→ WHAT IS EXPECTED:
Retype the whole listing, please, keeping every line exact and dropping the pictures.

⟨

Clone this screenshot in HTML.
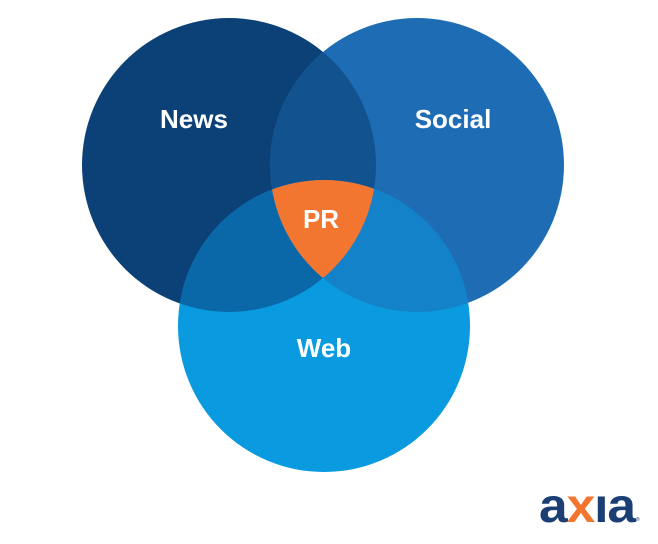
<!DOCTYPE html>
<html><head><style>body{margin:0;background:#fff}svg{display:block}</style></head><body>
<svg width="658" height="544" xmlns="http://www.w3.org/2000/svg">
<defs>
<clipPath id="a"><circle cx="229" cy="165" r="147"/></clipPath>
<clipPath id="b"><circle cx="417" cy="165" r="147"/></clipPath>
</defs>
<circle cx="229" cy="165" r="147" fill="#0b4177"/>
<circle cx="417" cy="165" r="147" fill="#1e6cb4"/>
<circle cx="324" cy="326" r="146" fill="#0a9ae0"/>
<circle cx="417" cy="165" r="147" fill="#12528f" clip-path="url(#a)"/>
<circle cx="324" cy="326" r="146" fill="#0b68a8" clip-path="url(#a)"/>
<circle cx="324" cy="326" r="146" fill="#1482c9" clip-path="url(#b)"/>
<g clip-path="url(#a)"><circle cx="324" cy="326" r="146" fill="#f37630" clip-path="url(#b)"/></g>
<g font-family="Liberation Sans, sans-serif" font-weight="bold" font-size="26" fill="#fff" text-anchor="middle">
<text x="194" y="128">News</text>
<text x="453" y="128">Social</text>
<text x="321" y="228">PR</text>
<text x="324" y="357">Web</text>
</g>
<text x="539" y="522" font-family="Liberation Sans, sans-serif" font-weight="bold" font-size="48" fill="#1b3f75" letter-spacing="-1" textLength="96" lengthAdjust="spacingAndGlyphs">a<tspan fill="#f37630">x</tspan>ıa</text>
<text x="636" y="521" font-family="Liberation Sans, sans-serif" font-size="5" fill="#1b3f75">®</text>
</svg>
</body></html>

⟩

→ CORRECT OUTPUT:
Clone this screenshot in HTML.
<!DOCTYPE html>
<html><head><style>body{margin:0;background:#fff}svg{display:block}</style></head><body>
<svg width="658" height="544" xmlns="http://www.w3.org/2000/svg">
<defs>
<clipPath id="a"><circle cx="229" cy="165" r="147"/></clipPath>
<clipPath id="b"><circle cx="417" cy="165" r="147"/></clipPath>
</defs>
<circle cx="229" cy="165" r="147" fill="#0b4177"/>
<circle cx="417" cy="165" r="147" fill="#1e6cb4"/>
<circle cx="324" cy="326" r="146" fill="#0a9ae0"/>
<circle cx="417" cy="165" r="147" fill="#12528f" clip-path="url(#a)"/>
<circle cx="324" cy="326" r="146" fill="#0b68a8" clip-path="url(#a)"/>
<circle cx="324" cy="326" r="146" fill="#1482c9" clip-path="url(#b)"/>
<g clip-path="url(#a)"><circle cx="324" cy="326" r="146" fill="#f37630" clip-path="url(#b)"/></g>
<g font-family="Liberation Sans, sans-serif" font-weight="bold" font-size="26" fill="#fff" text-anchor="middle">
<text x="194" y="128">News</text>
<text x="453" y="128">Social</text>
<text x="321" y="228">PR</text>
<text x="324" y="357">Web</text>
</g>
<text x="539" y="522" font-family="Liberation Sans, sans-serif" font-weight="bold" font-size="48" fill="#1b3f75" letter-spacing="-1" textLength="96" lengthAdjust="spacingAndGlyphs">a<tspan fill="#f37630">x</tspan>ıa</text>
<text x="636" y="521" font-family="Liberation Sans, sans-serif" font-size="5" fill="#1b3f75">®</text>
</svg>
</body></html>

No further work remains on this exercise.